▸ Work to complete
Return every line below in which "this" appears.

▸ Source material
- - -

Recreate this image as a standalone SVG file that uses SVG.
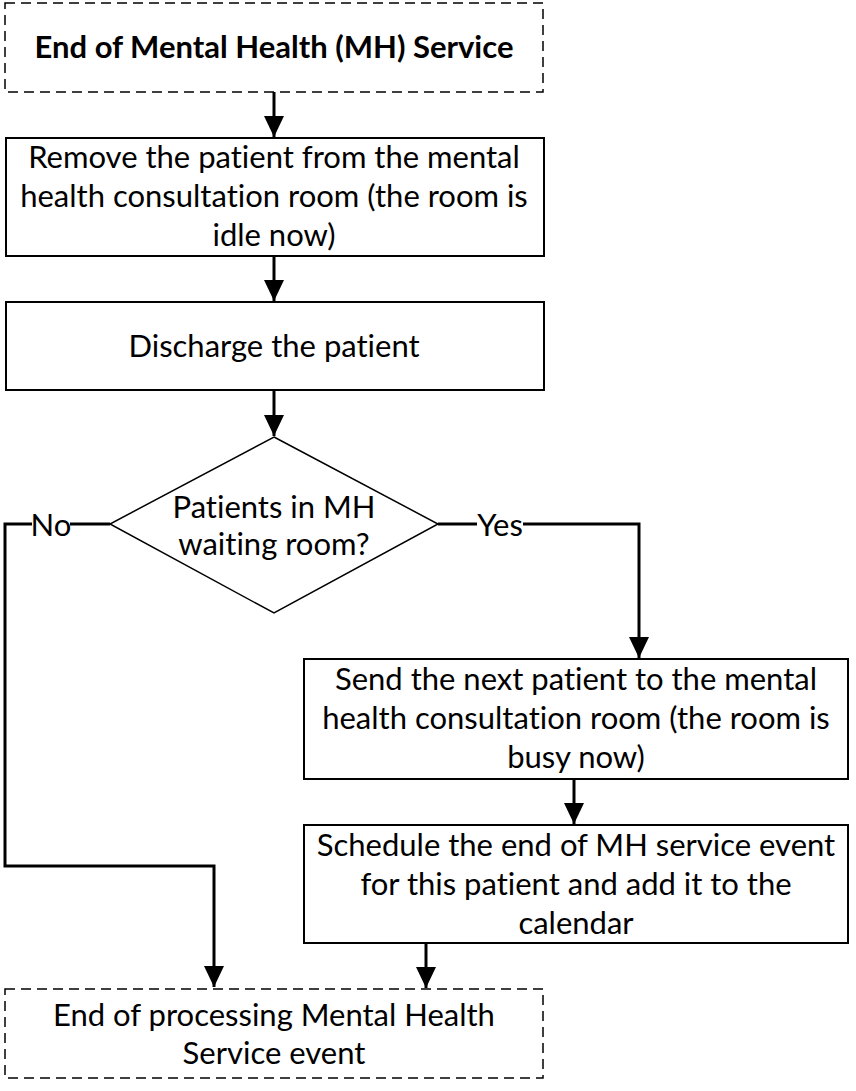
<svg xmlns="http://www.w3.org/2000/svg" width="856" height="1091" viewBox="0 0 856 1091">
<style>
.box{fill:#fff;stroke:#000;stroke-width:2}
.dash{fill:#fff;stroke:#000;stroke-width:1.5;stroke-dasharray:10 6}
.t{font-family:Lato,"Liberation Sans",sans-serif;font-size:31px;fill:#000;text-anchor:middle;font-variant-ligatures:none}
.b{font-weight:bold}
.c{fill:none;stroke:#000;stroke-width:3}
</style>
<defs>
<marker id="ah" markerUnits="userSpaceOnUse" markerWidth="21" markerHeight="20" refX="21" refY="10" orient="auto">
<path d="M0,0 L21,10 L0,20 Z" fill="#000"/>
</marker>
</defs>
<g id="connectors">
<path class="c" d="M274,92 V137" marker-end="url(#ah)"/>
<path class="c" d="M274,256 V301" marker-end="url(#ah)"/>
<path class="c" d="M274,390 V436" marker-end="url(#ah)"/>
<path class="c" d="M110,524 H5 V866 H214 V987" marker-end="url(#ah)"/>
<path class="c" d="M438,524 H639 V658" marker-end="url(#ah)"/>
<path class="c" d="M574,779 V824" marker-end="url(#ah)"/>
<path class="c" d="M426,943 V988" marker-end="url(#ah)"/>
<rect x="32" y="510" width="38" height="28" fill="#fff"/>
<rect x="477" y="510" width="46" height="28" fill="#fff"/>
<text class="t" x="51" y="536">No</text>
<text class="t" x="500" y="536">Yes</text>
</g>
<g id="start">
<rect class="dash" x="5" y="3" width="538" height="89"/>
<text class="t b" x="274" y="58">End of Mental Health (MH) Service</text>
</g>
<g id="remove">
<rect class="box" x="6" y="138" width="538" height="118"/>
<text class="t" x="274" y="168">Remove the patient from the mental</text>
<text class="t" x="274" y="207">health consultation room (the room is</text>
<text class="t" x="274" y="246">idle now)</text>
</g>
<g id="discharge">
<rect class="box" x="6" y="302" width="538" height="88"/>
<text class="t" x="274" y="357">Discharge the patient</text>
</g>
<g id="decision">
<polygon points="274,437 438,524 274,613 110,524" fill="#fff" stroke="#000" stroke-width="1.5"/>
<text class="t" x="274" y="518">Patients in MH</text>
<text class="t" x="274" y="555">waiting room?</text>
</g>
<g id="send">
<rect class="box" x="304" y="659" width="544" height="120"/>
<text class="t" x="576" y="690">Send the next patient to the mental</text>
<text class="t" x="576" y="729">health consultation room (the room is</text>
<text class="t" x="576" y="768">busy now)</text>
</g>
<g id="schedule">
<rect class="box" x="304" y="825" width="544" height="118"/>
<text class="t" x="576" y="856">Schedule the end of MH service event</text>
<text class="t" x="576" y="895">for this patient and add it to the</text>
<text class="t" x="576" y="934">calendar</text>
</g>
<g id="end">
<rect class="dash" x="5" y="989" width="538" height="89"/>
<text class="t" x="274" y="1026">End of processing Mental Health</text>
<text class="t" x="274" y="1064">Service event</text>
</g>
</svg>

- - -

▸ Reply to the exercise
Recreate this image as a standalone SVG file that uses SVG.
<text class="t" x="576" y="895">for this patient and add it to the</text>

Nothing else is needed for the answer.